"Sorry?"
"Sparkly dresses. You're always looking at them online. You even write about them."
"Ah, I see. Actually it's not just any sparkly dress. It's red sequinned ones."
"Why?"
So I told him.
Many, many, maaaany years ago a friend (I'll call her Looney Tunes - she knows why) and I went to visit a mutual friend (I'll call her Kate - hopefully she'll know why) in deepest darkest Europe. A bit of a do was taking place and Kate had invited us both for a long weekend. Friday was spent relaxing, reminiscing and recounting tales of college days.
On Saturday, once we had all recovered from our late night and the after effects of lack of sleep ( that's the story and I'm sticking to it!) Kate decided we had to go shopping. She wanted a new outfit suitable for the evening ahead, and while Looney Tunes was in the habit of attending similar functions and had brought a case full of appropriate apparel she didn't see any harm in having a look for something else. So in the spirit of camaraderie, although I had packed a very serviceable black number, I was more than happy to tag along on the trip.
A few stores, and a couple of coffees, later Kate still hadn't found anything that grabbed her. Eventually she led us to a small shop, an exclusive little boutique full of rich hues and sumptuous fabrics.

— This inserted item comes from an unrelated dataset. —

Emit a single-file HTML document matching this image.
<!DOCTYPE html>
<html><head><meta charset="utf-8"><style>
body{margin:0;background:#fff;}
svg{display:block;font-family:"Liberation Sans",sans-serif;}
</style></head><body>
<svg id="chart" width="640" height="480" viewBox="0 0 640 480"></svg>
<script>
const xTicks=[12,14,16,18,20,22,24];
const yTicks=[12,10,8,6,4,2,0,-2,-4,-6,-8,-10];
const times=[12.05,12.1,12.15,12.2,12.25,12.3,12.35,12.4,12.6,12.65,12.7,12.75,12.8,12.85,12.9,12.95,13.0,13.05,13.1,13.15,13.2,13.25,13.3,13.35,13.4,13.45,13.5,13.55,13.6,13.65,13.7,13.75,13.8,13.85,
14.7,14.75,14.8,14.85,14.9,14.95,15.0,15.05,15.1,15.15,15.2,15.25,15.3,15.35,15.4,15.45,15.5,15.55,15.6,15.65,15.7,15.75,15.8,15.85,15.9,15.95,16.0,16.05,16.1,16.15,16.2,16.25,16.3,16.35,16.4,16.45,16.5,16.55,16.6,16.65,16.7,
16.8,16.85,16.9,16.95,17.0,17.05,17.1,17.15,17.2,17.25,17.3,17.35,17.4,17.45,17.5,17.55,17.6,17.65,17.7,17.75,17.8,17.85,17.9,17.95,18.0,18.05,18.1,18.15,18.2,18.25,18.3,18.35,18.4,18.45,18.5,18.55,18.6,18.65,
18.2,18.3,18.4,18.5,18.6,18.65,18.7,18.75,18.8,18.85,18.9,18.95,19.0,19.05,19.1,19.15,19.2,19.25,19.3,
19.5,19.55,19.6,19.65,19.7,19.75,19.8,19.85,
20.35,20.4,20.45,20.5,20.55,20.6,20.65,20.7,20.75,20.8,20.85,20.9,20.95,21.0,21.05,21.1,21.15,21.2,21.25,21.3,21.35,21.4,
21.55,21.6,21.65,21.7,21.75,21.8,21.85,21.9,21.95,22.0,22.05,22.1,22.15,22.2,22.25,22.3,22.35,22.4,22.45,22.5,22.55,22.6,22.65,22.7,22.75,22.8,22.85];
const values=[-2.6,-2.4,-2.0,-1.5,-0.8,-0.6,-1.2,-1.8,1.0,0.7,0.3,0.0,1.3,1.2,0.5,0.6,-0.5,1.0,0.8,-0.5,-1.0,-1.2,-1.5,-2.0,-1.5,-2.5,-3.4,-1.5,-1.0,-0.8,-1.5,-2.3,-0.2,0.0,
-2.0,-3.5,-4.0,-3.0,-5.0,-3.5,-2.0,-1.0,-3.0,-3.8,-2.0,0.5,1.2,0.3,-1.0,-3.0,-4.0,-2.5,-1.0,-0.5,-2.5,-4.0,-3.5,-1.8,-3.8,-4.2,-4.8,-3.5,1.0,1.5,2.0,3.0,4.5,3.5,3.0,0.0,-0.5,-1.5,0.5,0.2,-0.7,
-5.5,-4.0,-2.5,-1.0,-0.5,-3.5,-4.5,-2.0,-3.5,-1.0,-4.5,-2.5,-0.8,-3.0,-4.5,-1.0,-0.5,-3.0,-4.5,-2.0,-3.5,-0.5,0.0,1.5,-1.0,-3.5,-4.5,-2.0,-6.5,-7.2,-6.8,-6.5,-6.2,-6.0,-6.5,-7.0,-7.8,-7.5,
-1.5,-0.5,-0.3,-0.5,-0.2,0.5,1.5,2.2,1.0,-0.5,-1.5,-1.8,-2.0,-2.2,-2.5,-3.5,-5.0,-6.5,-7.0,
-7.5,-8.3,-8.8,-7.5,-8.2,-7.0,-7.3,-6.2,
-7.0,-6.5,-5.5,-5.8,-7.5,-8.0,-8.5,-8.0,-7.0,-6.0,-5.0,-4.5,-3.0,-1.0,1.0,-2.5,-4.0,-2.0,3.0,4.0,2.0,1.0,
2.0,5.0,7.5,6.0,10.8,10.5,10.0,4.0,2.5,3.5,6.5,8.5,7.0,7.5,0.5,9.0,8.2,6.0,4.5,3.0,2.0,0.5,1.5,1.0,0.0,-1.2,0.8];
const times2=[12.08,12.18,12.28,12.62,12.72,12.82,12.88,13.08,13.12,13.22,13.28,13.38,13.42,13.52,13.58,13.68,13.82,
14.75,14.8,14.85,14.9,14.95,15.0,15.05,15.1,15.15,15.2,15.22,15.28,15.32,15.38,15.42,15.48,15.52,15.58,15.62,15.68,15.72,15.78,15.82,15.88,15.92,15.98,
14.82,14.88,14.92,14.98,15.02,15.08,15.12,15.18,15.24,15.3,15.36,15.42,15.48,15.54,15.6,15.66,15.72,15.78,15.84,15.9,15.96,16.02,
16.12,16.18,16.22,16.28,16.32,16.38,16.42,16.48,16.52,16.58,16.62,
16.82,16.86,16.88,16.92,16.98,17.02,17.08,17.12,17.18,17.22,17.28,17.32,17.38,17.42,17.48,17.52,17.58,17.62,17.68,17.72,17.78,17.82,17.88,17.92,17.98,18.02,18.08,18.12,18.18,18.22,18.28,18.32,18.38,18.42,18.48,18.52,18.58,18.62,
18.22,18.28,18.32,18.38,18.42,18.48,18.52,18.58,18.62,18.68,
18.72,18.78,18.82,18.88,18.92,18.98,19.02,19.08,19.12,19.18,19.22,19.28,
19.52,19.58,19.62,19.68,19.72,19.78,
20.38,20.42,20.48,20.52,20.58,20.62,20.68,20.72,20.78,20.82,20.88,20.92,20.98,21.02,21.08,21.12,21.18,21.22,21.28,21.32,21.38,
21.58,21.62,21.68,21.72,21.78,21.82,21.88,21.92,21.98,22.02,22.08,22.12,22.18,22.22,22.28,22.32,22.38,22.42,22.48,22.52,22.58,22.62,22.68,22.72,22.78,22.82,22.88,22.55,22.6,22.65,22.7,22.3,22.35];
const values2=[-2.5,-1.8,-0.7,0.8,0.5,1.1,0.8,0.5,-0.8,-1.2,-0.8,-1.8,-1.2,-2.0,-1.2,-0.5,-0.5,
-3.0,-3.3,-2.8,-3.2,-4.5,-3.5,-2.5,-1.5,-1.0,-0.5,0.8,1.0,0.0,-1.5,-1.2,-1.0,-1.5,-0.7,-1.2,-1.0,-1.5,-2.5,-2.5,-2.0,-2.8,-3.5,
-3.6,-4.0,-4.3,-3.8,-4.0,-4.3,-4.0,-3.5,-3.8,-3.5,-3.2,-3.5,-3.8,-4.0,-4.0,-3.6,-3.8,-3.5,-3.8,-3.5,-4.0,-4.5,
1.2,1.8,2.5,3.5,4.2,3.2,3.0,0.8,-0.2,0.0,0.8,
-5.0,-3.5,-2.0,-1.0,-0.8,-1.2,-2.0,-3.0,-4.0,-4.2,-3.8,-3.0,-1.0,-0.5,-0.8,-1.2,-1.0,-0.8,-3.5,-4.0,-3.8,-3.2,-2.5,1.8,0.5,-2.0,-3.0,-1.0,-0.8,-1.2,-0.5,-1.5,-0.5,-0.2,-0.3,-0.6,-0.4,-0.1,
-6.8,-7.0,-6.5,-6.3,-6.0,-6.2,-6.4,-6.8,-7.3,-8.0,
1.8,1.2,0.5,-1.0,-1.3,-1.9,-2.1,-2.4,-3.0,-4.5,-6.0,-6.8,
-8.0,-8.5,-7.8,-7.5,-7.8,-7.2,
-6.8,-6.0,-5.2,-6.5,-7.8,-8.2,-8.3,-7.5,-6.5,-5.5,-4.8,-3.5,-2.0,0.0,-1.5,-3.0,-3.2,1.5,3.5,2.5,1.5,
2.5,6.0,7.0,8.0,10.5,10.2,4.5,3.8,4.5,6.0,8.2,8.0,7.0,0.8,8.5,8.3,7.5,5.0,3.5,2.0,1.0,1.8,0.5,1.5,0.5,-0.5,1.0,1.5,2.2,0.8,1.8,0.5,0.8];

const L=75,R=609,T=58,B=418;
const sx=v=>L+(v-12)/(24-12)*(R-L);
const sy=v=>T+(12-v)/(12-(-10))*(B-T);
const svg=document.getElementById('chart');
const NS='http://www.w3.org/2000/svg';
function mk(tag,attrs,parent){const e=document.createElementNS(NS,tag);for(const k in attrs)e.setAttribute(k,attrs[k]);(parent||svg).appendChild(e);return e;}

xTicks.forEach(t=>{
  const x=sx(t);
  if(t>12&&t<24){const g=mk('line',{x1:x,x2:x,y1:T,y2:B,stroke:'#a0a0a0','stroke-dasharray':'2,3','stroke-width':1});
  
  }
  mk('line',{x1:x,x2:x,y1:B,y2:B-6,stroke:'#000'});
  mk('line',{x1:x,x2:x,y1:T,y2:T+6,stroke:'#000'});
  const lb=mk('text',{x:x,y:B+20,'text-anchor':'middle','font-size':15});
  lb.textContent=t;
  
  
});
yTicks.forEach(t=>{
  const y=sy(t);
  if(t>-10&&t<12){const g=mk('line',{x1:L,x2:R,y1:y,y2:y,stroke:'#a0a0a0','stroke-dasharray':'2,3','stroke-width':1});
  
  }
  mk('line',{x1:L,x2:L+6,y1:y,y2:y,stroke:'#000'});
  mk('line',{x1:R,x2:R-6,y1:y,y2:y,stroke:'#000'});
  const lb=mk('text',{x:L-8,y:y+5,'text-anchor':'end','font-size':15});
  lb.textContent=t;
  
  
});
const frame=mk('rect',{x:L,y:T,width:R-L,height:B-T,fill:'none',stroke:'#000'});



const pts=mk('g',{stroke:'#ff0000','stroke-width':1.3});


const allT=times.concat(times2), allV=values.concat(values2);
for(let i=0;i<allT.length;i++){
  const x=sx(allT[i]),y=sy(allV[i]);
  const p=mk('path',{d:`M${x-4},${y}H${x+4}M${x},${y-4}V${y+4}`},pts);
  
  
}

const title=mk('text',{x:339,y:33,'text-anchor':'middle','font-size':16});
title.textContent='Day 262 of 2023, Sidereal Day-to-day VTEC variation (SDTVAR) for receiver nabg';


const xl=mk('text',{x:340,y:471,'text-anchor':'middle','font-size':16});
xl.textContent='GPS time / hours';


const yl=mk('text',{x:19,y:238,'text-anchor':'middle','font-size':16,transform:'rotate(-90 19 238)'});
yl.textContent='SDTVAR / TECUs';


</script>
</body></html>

And that's where I saw It!
A deep red sheath, strapless, floor length with a thigh high split, covered in transparent, iridescent, rectangular sequins. It was a glorious dress, the most glorious dress I'd ever seen. All three of us were immediately drawn to it. Unfortunately it was a size out for Looney Tunes. Kate tried it on but if memory serves she felt she was an inch or so too small to do it justice. As for me, well I resisted the temptation for as long as I could, after all there was no reason for me to try it on. I already had something to wear, something that had cost significantly less than this magnificent creation. However much cajoling ensued and eventually I capitulated, went in to the changing room and slipped in to the shimmering curves. In true Goldilocks fashion it fitted just right!
I stepped out of the confined cubicle to have a look in the bigger mirror. I had a bit of Mr Ben moment then because the person in the stunning red sequinned dress staring back at me was someone I didn't know. This person was confident, courageous, daring. This person felt fabulous.
I looked to my friends for their opinion. A couple happened to be walking passed the window at that moment and they stopped for a moment, smiled, gave me the thumbs up then moved on. My friends reactions were almost the same, flattering, complimentary, encouraging me to buy it.
I didn't.
I took one last look in the mirror, at that stranger, then changed back in to my own clothes and left the shop empty handed. To this day I still have the occasional dream about that dress, the odd regret and wonder whether I made the right decision. That's why I think about red sequinned dresses so much.
"Why didn't you buy it?" he asks
"What?"
"Why didn't you buy it. If it made you feel so good, so right, why didn't you buy it?"
"There were lot's of reasons."
"Like what?"
"Weeell. It was too expensive. There were better things to spend the money on, new shoes for the boys for instance. I'd never have an opportunity to wear it again. I already had a dress..."
"Excuses!"
"Sorry?"
"They all sound like excuses, not reasons. You only needed one reason to buy that dress and that was how it made you feel. You should have bought it"
I thought about that for a while. About whether my reasons were indeed just excuses. About how many other times when faced with doing something a bit courageous or daring I'd come up with perfectly valid reasons for not doing it. About how many opportunities, how many possibilities, how many red dress moments I'd passed up.
If only I had bought that dress! So I did
The Red Dress of Possibilities |
Well, not the actual dress but one that looks very like it, at least as like it as I can remember ( it was a very long time ago), and at a fraction of the cost I might add.
I have no intention of wearing it (I don't have the right curves anymore) I don't see it as a dress anymore. It's a symbol, a permanent reminder. A reminder that I can be confident, courageous and daring if I want to be. A reminder that it's important to seize every opportunity that comes my way, I don't know how many I'm going to be given. A reminder that no matter how many reasons I can find for not doing something I really only need one to do it.